How do we evaluate the volume under the surface given by, z=2xsin(y) over the region bounded below by the curve y=x^2 and above by the line y=0 for 0<=x<=1
Can anyone please clarify my doubys regarding the limits of this integral?
Limits of,
x : 0-1(as it is given "above the line y=0 for 0<=x<=1
Am i right?)
y : 0- x^2 ( as it is given "below by the curve y=x^2"
Am i right?)
Can you please explain how to get the limits of z?
I'm a bit unclear on what you mean by
bounded .. above by the line y=0
y=0 is the x-z plane, which would not bound it above.
Since x goes from 0 to 1, then y would also go from 0 to 1.

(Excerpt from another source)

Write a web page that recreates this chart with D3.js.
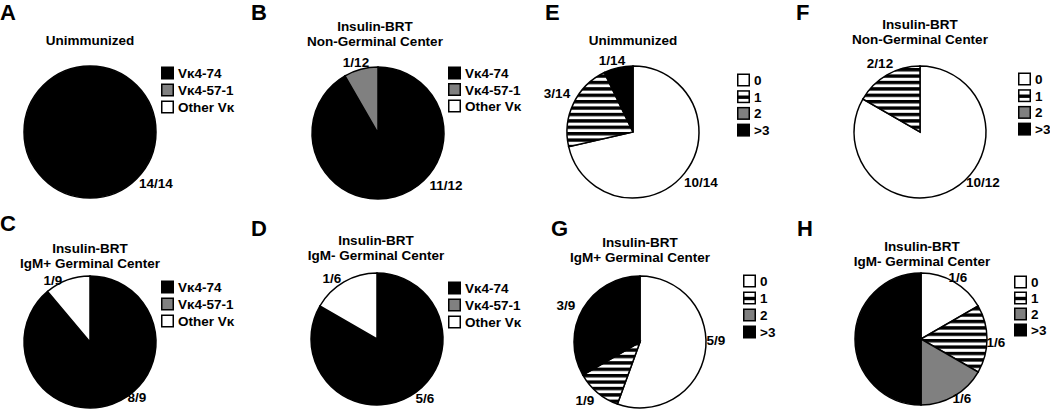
<!DOCTYPE html>
<html>
<head>
<meta charset="utf-8">
<script src="https://cdn.jsdelivr.net/npm/d3@7/dist/d3.min.js"></script>
<style>
  html, body { margin: 0; padding: 0; background: #fff; }
  svg { display: block; }
  text { font-family: "Liberation Sans", Arial, Helvetica, sans-serif; font-weight: bold; fill: #000; }
</style>
</head>
<body>
<svg id="chart" width="1050" height="411"></svg>
<script>
// ---- data ----
const vkCategories = ["Vκ4-74", "Vκ4-57-1", "Other Vκ"];
const mutCategories = ["0", "1", "2", ">3"];

const panelLetters = ["A", "B", "C", "D", "E", "F", "G", "H"];
const panelTitles = [
  ["Unimmunized"],
  ["Insulin-BRT", "Non-Germinal Center"],
  ["Insulin-BRT", "IgM+ Germinal Center"],
  ["Insulin-BRT", "IgM- Germinal Center"],
  ["Unimmunized"],
  ["Insulin-BRT", "Non-Germinal Center"],
  ["Insulin-BRT", "IgM+ Germinal Center"],
  ["Insulin-BRT", "IgM- Germinal Center"]
];

// counts of sequences per category
const vkA = [14, 0, 0];
const vkB = [11, 1, 0];
const vkC = [8, 0, 1];
const vkD = [5, 0, 1];
const mutE = [10, 3, 0, 1];
const mutF = [10, 2, 0, 0];
const mutG = [5, 1, 0, 3];
const mutH = [1, 1, 1, 3];

const panelValues = [vkA, vkB, vkC, vkD, mutE, mutF, mutG, mutH];
const panelTypes = ["vk", "vk", "vk", "vk", "mut", "mut", "mut", "mut"];

// ---- layout (positions only) ----
const R = 66;
const FS = 13.5;
const layout = [
  { cx: 90,  cy: 132, lx: 0,   ly: 20,  tx: 90,  ty: 40,  legX: 161,  legY: 73,  legDy: 17,
    labels: [[66, 51]] },
  { cx: 378, cy: 133, lx: 251, ly: 20,  tx: 375, ty: 26,  legX: 448,  legY: 73,  legDy: 16.5,
    labels: [[68, 52], [-22, -71]] },
  { cx: 90,  cy: 342, lx: 0,   ly: 231, tx: 90,  ty: 248, legX: 161,  legY: 287, legDy: 17,
    labels: [[47, 55], null, [-37, -62]] },
  { cx: 377, cy: 339, lx: 251, ly: 236, tx: 376, ty: 240, legX: 448,  legY: 288, legDy: 17,
    labels: [[48, 59], null, [-45, -61]] },
  { cx: 633, cy: 132, lx: 545, ly: 20,  tx: 633, ty: 40,  legX: 737,  legY: 80,  legDy: 16.7,
    labels: [[68, 50], [-76, -39], null, [-21, -72]] },
  { cx: 920, cy: 132, lx: 796, ly: 20,  tx: 920, ty: 24,  legX: 1018, legY: 79,  legDy: 16.7,
    labels: [[63, 50], [-40, -69]] },
  { cx: 640, cy: 342, lx: 551, ly: 236, tx: 640, ty: 242, legX: 743,  legY: 281, legDy: 17,
    labels: [[76, -2], [-55, 58], null, [-74, -37]] },
  { cx: 921, cy: 339, lx: 797, ly: 236, tx: 922, ty: 246, legX: 1014, legY: 282, legDy: 16,
    labels: [[37, -62], [75, 3], [41, 59], [-52, -14]] }
];

const svg = d3.select("#chart");

// stripe pattern
const defs = svg.append("defs");
const pat = defs.append("pattern")
  .attr("id", "stripes")
  .attr("patternUnits", "userSpaceOnUse")
  .attr("width", 10).attr("height", 6.4);
pat.append("rect").attr("width", 10).attr("height", 6.4).attr("fill", "#fff");
pat.append("rect").attr("width", 10).attr("height", 3.4).attr("fill", "#000");

const vkColor = d3.scaleOrdinal().domain(vkCategories).range(["#000", "#808080", "#fff"]);
const mutColor = d3.scaleOrdinal().domain(mutCategories).range(["#fff", "url(#stripes)", "#808080", "#000"]);

const pie = d3.pie().sort(null).value(d => d.v);
const arc = d3.arc().innerRadius(0).outerRadius(R);

panelValues.forEach((vals, i) => {
  const L = layout[i];
  const cats = panelTypes[i] === "vk" ? vkCategories : mutCategories;
  const color = panelTypes[i] === "vk" ? vkColor : mutColor;
  const total = d3.sum(vals);
  const data = vals.map((v, k) => ({ v, cat: cats[k], k }));

  // letter
  svg.append("text").attr("x", L.lx).attr("y", L.ly)
    .attr("font-size", 22).text(panelLetters[i]);

  // title
  panelTitles[i].forEach((line, j) => {
    svg.append("text").attr("x", L.tx).attr("y", L.ty + j * 15)
      .attr("text-anchor", "middle").attr("dominant-baseline", "central")
      .attr("font-size", FS).text(line);
  });

  // pie
  const g = svg.append("g").attr("transform", `translate(${L.cx},${L.cy})`);
  const arcs = pie(data).filter(d => d.data.v > 0);
  g.selectAll("path").data(arcs).join("path")
    .attr("d", arc)
    .attr("fill", d => color(d.data.cat))
    .attr("stroke", "#000")
    .attr("stroke-width", 1.5)
    .attr("stroke-linejoin", "miter");

  // slice labels
  arcs.forEach(d => {
    const off = L.labels[d.data.k];
    if (!off) return;
    g.append("text").attr("x", off[0]).attr("y", off[1])
      .attr("text-anchor", "middle").attr("dominant-baseline", "central")
      .attr("font-size", FS).text(`${d.data.v}/${total}`);
  });

  // legend
  const lg = svg.append("g").attr("transform", `translate(${L.legX},${L.legY})`);
  cats.forEach((c, k) => {
    const row = lg.append("g").attr("transform", `translate(0,${k * L.legDy})`);
    if (panelTypes[i] === "mut" && c === "1") {
      row.append("rect").attr("x", 0.75).attr("y", -5.75).attr("width", 11.5).attr("height", 11.5)
        .attr("fill", "#fff").attr("stroke", "#000").attr("stroke-width", 1.5);
      row.append("rect").attr("x", 0.75).attr("y", -1.2).attr("width", 11.5).attr("height", 3.4)
        .attr("fill", "#000");
    } else {
      row.append("rect").attr("x", 0.75).attr("y", -5.75).attr("width", 11.5).attr("height", 11.5)
        .attr("fill", color(c)).attr("stroke", "#000").attr("stroke-width", 1.5);
    }
    row.append("text").attr("x", 17).attr("y", 0.5)
      .attr("dominant-baseline", "central")
      .attr("font-size", FS).text(c);
  });
});
</script>
</body>
</html>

z goes from 0 to 2x siny, so my feeling is that you want
v = ∫[0,1] ∫[x^2,1] ∫[0,2x siny] dz dy dx
= ∫[0,1] ∫[x^2,1] 2x siny dy dx
= ∫[0,1] -2x cosy dx [x^2,1]
= ∫[0,1] -2x cos(1) + 2x cos(x^2) dx
= -cos(1) x^2 + sin(x^2) [0,1]
= sin(1) - cos(1)
If I got the boundaries wrong, maybe you can fix them and follow my steps.